猫が亡くなってからも思いを引きずるくらいなら、飼わなければよかった
我が家で飼っている猫は、全部拾われてきました。
具合が悪くなったのは、3番目に拾われて来た子猫で、まだ目も開かないような状態で我が家にやって来ました。
その日は元気そうにしていたのですが、夕方になるにつれて元気が無くなり、寝床としたタオルの中でぐったりとしてしまいました。
息も浅く、ミルクも喉を通らない状態になり、とにかく早く動物病院へ連れて行こうと思ったのですが、その日は休日で病院は休診になっていました。
他の2匹も心配そうに、子猫の身体や足を舐めたりしているのを見て、私も家族も切ない思いで胸が痛くなりました。
ガーゼに水を含ませて口に押しあてて水分を取らせたり、手足を撫でて刺激を与えたりと、思いつく事を交代でやりながら日にちが変わるのを待っていました。
明け方頃になって、子猫が小さく口を開けて鳴いたような気がしました。
何か言いたい事があるのか、言葉が通じれば良いのにと、我先にと耳を近づけて子猫の呼吸を聞きました。
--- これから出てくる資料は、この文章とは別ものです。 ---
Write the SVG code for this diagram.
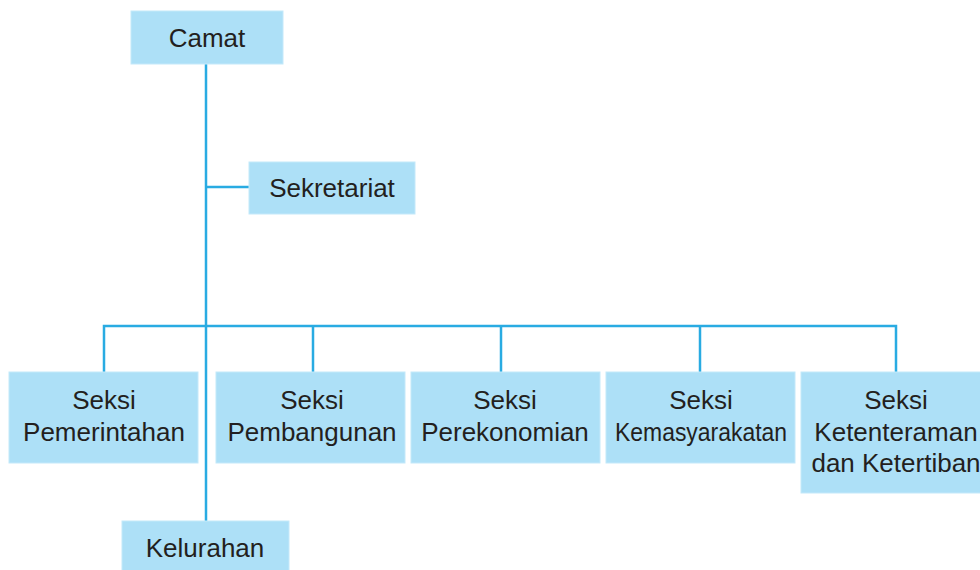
<svg xmlns="http://www.w3.org/2000/svg" width="980" height="570" viewBox="0 0 980 570">
<style>
.box{fill:#ADE0F7;stroke:#C4E9FA;stroke-width:1}
.t{font-family:"Liberation Sans",Arial,Helvetica,sans-serif;font-size:26px;fill:#231F20;text-anchor:middle}
.ln{stroke:#29ABE2;stroke-width:2.5;fill:none}
</style>
<rect width="980" height="570" fill="#FFFFFF"/>
<g id="connectors">
<line class="ln" x1="206" y1="64" x2="206" y2="521"/>
<line class="ln" x1="206" y1="187" x2="249" y2="187"/>
<polyline class="ln" points="104,372 104,326 896,326 896,372"/>
<line class="ln" x1="313" y1="326" x2="313" y2="372"/>
<line class="ln" x1="501" y1="326" x2="501" y2="372"/>
<line class="ln" x1="700" y1="326" x2="700" y2="372"/>
</g>
<g id="camat">
<rect class="box" x="131" y="11" width="152" height="53"/>
<text class="t" x="207" y="47">Camat</text>
</g>
<g id="sekretariat">
<rect class="box" x="249" y="162" width="166" height="52"/>
<text class="t" x="332" y="197">Sekretariat</text>
</g>
<g id="pemerintahan">
<rect class="box" x="9" y="372" width="189" height="91"/>
<text class="t" x="104" y="409">Seksi</text>
<text class="t" x="104" y="441">Pemerintahan</text>
</g>
<g id="pembangunan">
<rect class="box" x="216" y="372" width="189" height="91"/>
<text class="t" x="312" y="409">Seksi</text>
<text class="t" x="312" y="441">Pembangunan</text>
</g>
<g id="perekonomian">
<rect class="box" x="411" y="372" width="189" height="91"/>
<text class="t" x="505" y="409">Seksi</text>
<text class="t" x="505" y="441">Perekonomian</text>
</g>
<g id="kemasyarakatan">
<rect class="box" x="606" y="372" width="189" height="91"/>
<text class="t" x="701" y="409">Seksi</text>
<text class="t" x="701" y="441" textLength="172" lengthAdjust="spacingAndGlyphs">Kemasyarakatan</text>
</g>
<g id="ketenteraman">
<rect class="box" x="801" y="372" width="185" height="121"/>
<text class="t" x="896" y="409">Seksi</text>
<text class="t" x="896" y="441">Ketenteraman</text>
<text class="t" x="896" y="472">dan Ketertiban</text>
</g>
<g id="kelurahan">
<rect class="box" x="122" y="521" width="167" height="52"/>
<text class="t" x="205" y="557">Kelurahan</text>
</g>
</svg>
日付が変わり、朝一番で病院に連絡を取って診察を受けるまで子猫は頑張ってくれました。
時間の過ぎるのがこれ程長く感じた事はありませんでした。
抱きかかえて連れて行った子猫を見た病院の先生は、難しい顔のまま丁寧に診察をしてくれましたが寿命を延ばす事はできませんでした。
短い間だけでしたが、家族であったのだからと動物供養の法要をしました。
何か言いたい事は無かったのかと今でも思います。
線香の煙が立ち上って消えて行った光景は、今でも忘れる事はできません。
こんな思いを引きずるのなら、猫を飼わなければよかったなあと思います。